The Derwent Pencil Museum opened its doors in 1981, telling the story of the humble pencil – from its graphite beginnings to its use in modern day schools.
It is home to the world’s biggest colouring pencil, and attracts around 80,000 visitors a year.
If you are in Cumbria, it’s worth visiting. I took my family there a few years’ back and we had a nice time.
I wanted to go, not because I have a great fascination with writing implements – although bring me a pack of Palamino Blackwing 602s and you’ve got a friend for life – but because the Derwent Pencil Museum features in a fairly obscure British serial killer movie called Sightseers.
The museum is not even in the film for very long, but I was a fan of the movie’s overpowering strangeness and I thought seeing one of its locations for myself would be a bit of a thrill.
That might seem like a weird thing to do, but there are billions of film fans like me who will understand.
Every year, movie tourists come to the UK to visit sites from their favourite features, generating around £140 million for the country’s economy.
Among the big winners is Alnwick Castle, used as Hogwarts in some of the Harry Potter movies.
Which is why there is high hopes for the hugely anticipated Robert the Bruce epic Outlaw King.

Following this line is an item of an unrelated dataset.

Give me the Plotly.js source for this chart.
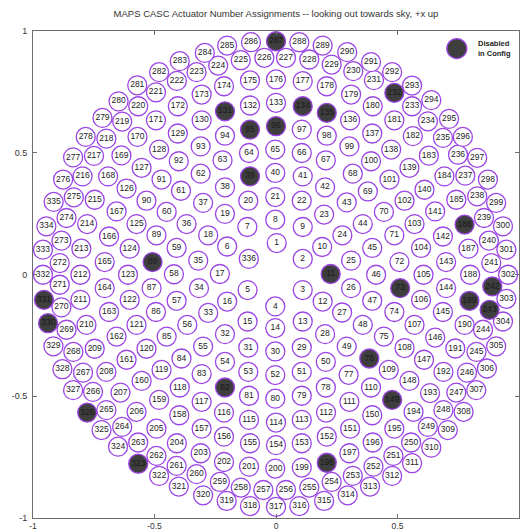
<!DOCTYPE html>
<html>
<head>
<meta charset="utf-8">
<script src="https://cdn.plot.ly/plotly-3.0.1.min.js"></script>
<style>html,body{margin:0;padding:0;background:#fff;}#chart{width:521px;height:531px;}</style>
</head>
<body>
<div id="chart"></div>
<script>
// Actuator numbers (index i -> actuator ids[i])
const actuatorIds = [
1,2,3,4,5,6,7,8,9,10,11,12,13,14,15,16,17,18,19,20,21,22,23,24,25,26,27,28,29,30,
31,32,33,34,35,36,37,38,39,40,41,42,43,44,45,46,47,48,49,50,51,52,53,54,55,56,57,58,59,60,
61,62,63,64,65,66,67,68,69,70,71,72,73,74,75,76,77,78,79,80,81,82,83,84,85,86,87,88,89,90,
91,92,93,94,95,96,97,98,99,100,101,102,103,104,105,106,107,108,109,110,111,112,113,114,115,116,117,118,119,120,
121,122,123,124,125,126,127,128,129,130,131,132,133,134,135,136,137,138,139,140,141,142,143,144,145,146,147,148,149,150,
151,152,153,154,155,156,157,158,159,160,161,162,163,164,165,166,167,168,169,170,171,172,173,174,175,176,177,178,179,180,
181,182,183,184,185,186,187,188,189,190,191,192,193,194,195,196,197,198,199,200,201,202,203,204,205,206,207,208,209,210,
211,212,213,214,215,216,217,218,219,220,221,222,223,224,225,226,227,228,229,230,231,232,233,234,235,236,237,238,239,240,
241,242,243,244,245,246,247,248,249,250,251,252,253,254,255,256,257,258,259,260,261,262,263,264,265,266,267,268,269,270,
271,272,273,274,275,276,277,278,279,280,281,282,283,284,285,286,287,288,289,290,291,292,293,294,295,296,297,298,299,300,
301,302,303,304,305,306,307,308,309,310,311,312,313,314,315,316,317,318,319,320,321,322,323,324,325,326,327,328,329,330,
331,332,333,334,335,336];

const actuatorX = [
0.003,0.110,0.110,-0.003,-0.117,-0.201,-0.118,-0.003,0.110,0.190,0.225,0.192,0.110,-0.003,-0.117,-0.201,-0.231,-0.279,-0.210,-0.114,
-0.003,0.106,0.198,0.273,0.309,0.309,0.272,0.202,0.106,-0.003,-0.114,-0.210,-0.279,-0.317,-0.320,-0.368,-0.300,-0.210,-0.107,-0.003,
0.110,0.202,0.291,0.357,0.396,0.412,0.396,0.357,0.291,0.205,0.106,-0.003,-0.114,-0.210,-0.300,-0.365,-0.409,-0.420,-0.409,-0.450,
-0.391,-0.310,-0.220,-0.111,-0.003,0.106,0.205,0.316,0.378,0.444,0.487,0.508,0.511,0.487,0.444,0.384,0.299,0.205,0.106,-0.003,
-0.111,-0.210,-0.306,-0.389,-0.450,-0.494,-0.512,-0.508,-0.492,-0.533,-0.471,-0.400,-0.310,-0.210,-0.107,0.000,0.106,0.209,0.302,0.391,
0.467,0.529,0.570,0.597,0.607,0.597,0.570,0.529,0.464,0.391,0.302,0.206,0.106,0.000,-0.111,-0.214,-0.306,-0.396,-0.471,-0.533,
-0.574,-0.602,-0.609,-0.602,-0.574,-0.615,-0.553,-0.481,-0.404,-0.306,-0.210,-0.107,0.000,0.110,0.209,0.305,0.396,0.474,0.549,0.611,
0.655,0.687,0.700,0.700,0.687,0.655,0.609,0.549,0.478,0.396,0.305,0.209,0.106,0.000,-0.107,-0.214,-0.306,-0.398,-0.481,-0.553,
-0.615,-0.656,-0.687,-0.705,-0.705,-0.687,-0.656,-0.691,-0.636,-0.570,-0.494,-0.404,-0.306,-0.214,-0.107,0.000,0.110,0.209,0.309,0.398,
0.487,0.563,0.629,0.693,0.742,0.776,0.792,0.799,0.796,0.776,0.738,0.689,0.634,0.566,0.487,0.398,0.302,0.209,0.106,-0.003,
-0.111,-0.214,-0.310,-0.408,-0.492,-0.574,-0.640,-0.698,-0.746,-0.780,-0.805,-0.805,-0.801,-0.777,-0.746,-0.796,-0.749,-0.698,-0.633,-0.567,
-0.494,-0.408,-0.327,-0.238,-0.145,-0.048,0.041,0.137,0.229,0.318,0.403,0.487,0.560,0.625,0.687,0.749,0.779,0.828,0.856,0.876,
0.886,0.890,0.879,0.852,0.825,0.786,0.742,0.689,0.625,0.556,0.483,0.401,0.316,0.229,0.137,0.041,-0.052,-0.145,-0.231,-0.327,
-0.409,-0.492,-0.567,-0.633,-0.698,-0.753,-0.794,-0.834,-0.862,-0.883,-0.890,-0.890,-0.883,-0.862,-0.832,-0.876,-0.835,-0.783,-0.714,-0.648,
-0.571,-0.481,-0.396,-0.293,-0.201,-0.103,0.000,0.096,0.192,0.293,0.391,0.478,0.560,0.639,0.712,0.769,0.828,0.872,0.906,0.934,
0.948,0.955,0.948,0.934,0.906,0.868,0.824,0.772,0.707,0.639,0.560,0.478,0.387,0.295,0.198,0.096,0.000,-0.107,-0.203,-0.300,
-0.400,-0.481,-0.567,-0.650,-0.718,-0.777,-0.835,-0.879,-0.916,-0.938,-0.955,-0.959,-0.959,-0.945,-0.915,-0.112];

const actuatorY = [
0.129,0.064,-0.064,-0.131,-0.064,0.115,0.195,0.225,0.195,0.113,0.002,-0.111,-0.193,-0.220,-0.193,-0.111,0.002,0.161,0.249,0.303,
0.318,0.303,0.246,0.161,0.057,-0.056,-0.156,-0.245,-0.300,-0.316,-0.300,-0.245,-0.158,-0.056,0.057,0.207,0.294,0.358,0.403,0.417,
0.403,0.358,0.296,0.207,0.109,-0.001,-0.108,-0.207,-0.296,-0.359,-0.400,-0.413,-0.400,-0.359,-0.296,-0.207,-0.108,0.001,0.109,0.257,
0.344,0.414,0.469,0.499,0.513,0.499,0.469,0.414,0.341,0.257,0.161,0.051,-0.056,-0.154,-0.255,-0.345,-0.412,-0.464,-0.498,-0.510,
-0.498,-0.464,-0.409,-0.345,-0.255,-0.154,-0.056,0.051,0.161,0.303,0.390,0.465,0.526,0.570,0.595,0.609,0.595,0.570,0.526,0.465,
0.390,0.303,0.207,0.109,-0.001,-0.104,-0.207,-0.302,-0.392,-0.464,-0.523,-0.567,-0.597,-0.608,-0.597,-0.567,-0.523,-0.464,-0.392,-0.305,
-0.207,-0.104,-0.001,0.106,0.207,0.353,0.438,0.513,0.579,0.633,0.670,0.694,0.705,0.691,0.664,0.633,0.579,0.513,0.438,0.348,
0.259,0.156,0.051,-0.056,-0.154,-0.259,-0.350,-0.437,-0.515,-0.578,-0.633,-0.666,-0.693,-0.701,-0.693,-0.666,-0.633,-0.578,-0.515,-0.437,
-0.350,-0.255,-0.154,-0.056,0.051,0.156,0.259,0.403,0.489,0.565,0.633,0.691,0.739,0.773,0.797,0.801,0.794,0.773,0.739,0.691,
0.633,0.568,0.488,0.403,0.307,0.205,0.106,-0.001,-0.108,-0.207,-0.304,-0.400,-0.487,-0.564,-0.633,-0.690,-0.734,-0.773,-0.793,-0.797,
-0.789,-0.770,-0.734,-0.693,-0.633,-0.564,-0.485,-0.400,-0.305,-0.207,-0.104,-0.001,0.106,0.207,0.307,0.403,0.487,0.558,0.628,0.691,
0.748,0.795,0.831,0.858,0.880,0.890,0.890,0.883,0.862,0.835,0.798,0.746,0.691,0.629,0.561,0.492,0.406,0.321,0.232,0.139,
0.047,-0.049,-0.145,-0.227,-0.318,-0.403,-0.485,-0.557,-0.626,-0.690,-0.745,-0.789,-0.827,-0.852,-0.875,-0.885,-0.885,-0.875,-0.852,-0.820,
-0.786,-0.745,-0.690,-0.626,-0.557,-0.482,-0.403,-0.318,-0.227,-0.135,-0.042,0.047,0.139,0.232,0.317,0.390,0.481,0.565,0.643,0.711,
0.777,0.831,0.876,0.910,0.940,0.954,0.958,0.954,0.940,0.913,0.872,0.831,0.776,0.716,0.639,0.565,0.479,0.390,0.294,0.198,
0.102,-0.001,-0.100,-0.193,-0.295,-0.386,-0.475,-0.564,-0.639,-0.711,-0.775,-0.827,-0.871,-0.907,-0.930,-0.951,-0.954,-0.951,-0.930,-0.907,
-0.871,-0.827,-0.777,-0.707,-0.639,-0.567,-0.475,-0.389,-0.295,-0.200,-0.104,-0.001,0.102,0.198,0.298,0.064];

// Actuators disabled in config
const disabledIds = [11,39,73,76,82,88,95,96,131,134,135,149,186,189,198,232,242,243,287,323,326,330,331];

const tickVals = [-1, -0.5, 0, 0.5, 1];
const tickLabels = ["-1", "-0.5", "0", "0.5", "1"];

const FONT = "Liberation Sans, Arial, Helvetica, sans-serif";
const RING = "#9b45e4";

const en = {x: [], y: [], t: []}, dis = {x: [], y: [], t: []};
actuatorIds.forEach((id, i) => {
  const tgt = disabledIds.includes(id) ? dis : en;
  tgt.x.push(actuatorX[i]); tgt.y.push(actuatorY[i]); tgt.t.push(String(id));
});

const traces = [
  {
    type: "scatter", mode: "markers+text", x: en.x, y: en.y, text: en.t,
    textposition: "middle center", cliponaxis: false, hoverinfo: "text",
    marker: {symbol: "circle", size: 19, color: "#ffffff", line: {color: RING, width: 1.3}},
    textfont: {family: FONT, size: 8.5, color: "#222222"},
    showlegend: false, name: "Enabled"
  },
  {
    type: "scatter", mode: "markers+text", x: dis.x, y: dis.y, text: dis.t,
    textposition: "middle center", cliponaxis: false, hoverinfo: "text",
    marker: {symbol: "circle", size: 19, color: "#3e3e3e", line: {color: RING, width: 1.3}},
    textfont: {family: FONT, size: 8.5, color: "#1a1a1a"},
    showlegend: false, name: "Disabled in Config"
  }
];

const axisCommon = {
  range: [-1, 1], showgrid: false, zeroline: false, showline: true,
  linecolor: "#6e6e6e", linewidth: 1, mirror: "ticks", ticks: "inside", ticklen: 4,
  tickcolor: "#6e6e6e", tickvals: tickVals, ticktext: tickLabels,
  tickfont: {family: FONT, size: 9, color: "#333333"}, fixedrange: true
};

const layout = {
  width: 521, height: 531,
  margin: {l: 33, r: 2, t: 31, b: 13, pad: 0},
  paper_bgcolor: "#ffffff", plot_bgcolor: "#ffffff",
  title: {
    text: "MAPS CASC Actuator Number Assignments -- looking out towards sky, +x up",
    font: {family: FONT, size: 9.5, color: "#333333"},
    xref: "paper", x: 0.5, xanchor: "center",
    yref: "container", y: 0.974, yanchor: "middle"
  },
  xaxis: Object.assign({}, axisCommon, {ticklabelstandoff: 0, tickfont: {family: FONT, size: 8.5, color: "#333333"}}),
  yaxis: Object.assign({}, axisCommon, {ticklabelstandoff: 3}),
  shapes: [{
    type: "circle", xref: "paper", yref: "paper",
    xsizemode: "pixel", ysizemode: "pixel",
    xanchor: 0.872, yanchor: 0.964, x0: -10, x1: 10, y0: -10, y1: 10,
    fillcolor: "#3e3e3e", line: {color: RING, width: 1.3}
  }],
  annotations: [{
    xref: "paper", yref: "paper", x: 0.912, y: 0.964,
    xanchor: "left", yanchor: "middle", align: "left", showarrow: false,
    text: "<b>Disabled</b><br><b>in Config</b>",
    font: {family: FONT, size: 7.5, color: "#222222"}
  }],
  showlegend: false
};

Plotly.newPlot("chart", traces, layout, {displayModeBar: false, staticPlot: true});
</script>
</body>
</html>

The Netflix-funded feature, directed by Perthshire film-maker David Mackenzie, is the biggest ever movie production to be shot in Scotland, with scenes filmed at Doune, Glencoe and Stirling.
If it’s a hit, it will encourage a whole new generation of film fans from across the globe to visit Scotland.
And Outlaw King has already made us a small fortune, with production crews spending about £17.5m during the year-long shoot.
A recent study by Creative Scotland revealed that all production companies and film crews spent £95m in 2017, a huge leap from £45m in 2014.
But while show business means big business for Scotland, there has been a comparative lack of action in Perth and Kinross.
A plush booklet produced by VisitScotland – sub-titled “A Film Fan’s Odyssey – highlights some of the best locations for film tourism, such as Pennan (from Local Hero) and Culzean Castle, featured in the Wicker Man.
It’s fair to say the Perthshire section struggles a bit to come up with some titles: The Descent and The Descent Part Two, anyone?
Given the vast woodlands, mountains, lochs and historic towns on offer, there’s plenty of local sites for location scouts to chose from.
So the campaign to bring more films to Perthshire starts here (to be fair, it was probably started by someone else, some time ago). And I won’t rest until we all get to enjoy the sight of the Hulk smashing his way through Perth City Hall, or Godzilla trampling cars in Crieff high street.